What Is My Home? - by Courtney Lipp




The year was 2003 and my location at the time was West Richland, a small town in Washington State. This place is named for those normal people that needed to know where my legally bonded house was ten years ago. This was the place I lived at when I was nine years old, but it wasn’t my home, my home was nothing like that place.
Home in my eyes is a place of happiness and safety, so why wasn’t this house in Tri-Cities my home. What was my home? At this point in my life my parents were always bickering which later lead to the divorce, but I’m getting ahead of my self.


Also at this time of my life my baby sister was two years old, which meant that everything was hers. So I a little girl lost all the old attention and lost all self-esteem. This was also the point of my life where my iron levels had received a higher place value, which had caused my body to gain weight.
This meant kids at school started to look at me funny and most of them had decide that because I was different that they no longer wanted to be my friend. So not only was this a bad time of life for me it was also the best.
This time of life lead me to my home; my home is a playground that is located one block away from where my legal address was.

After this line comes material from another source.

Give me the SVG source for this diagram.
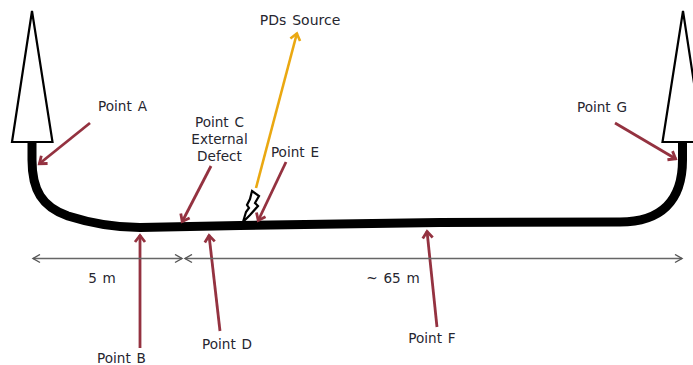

My mother let me go there any time I wanted and if I didn’t ask my parents it wasn’t bad because they always knew where to find me. What made me so fond of this playground was that it was my moment of freedom.
This playground had a chain-linked fence surrounding it, which allowed me to know that no one bad could ever get in, making it a safe quiet place to be. While I was spending most of my time at that park I was the happiest nine-year-old girl ever.


I had been such a lonely girl that when it came down to another person I was never bothered. I had always thought to myself that when it came down to it, I believed that I would never ever have to play with another person in my life. So when I went to the park, the one thing that got my whole attention was something so simple named swing. Swing could take me quite anywhere I wanted to be and all I had to do was close my eyes and pump my legs, lifting higher and higher away from my problems and hoping to never have to go back, but I always had to press the brakes to go back to reality.
I always knew that when I had to get away from the world I would at all times have the swing to take me there. My home was a playground two blocks away from my legal address as a child, and now I don’t know where it is.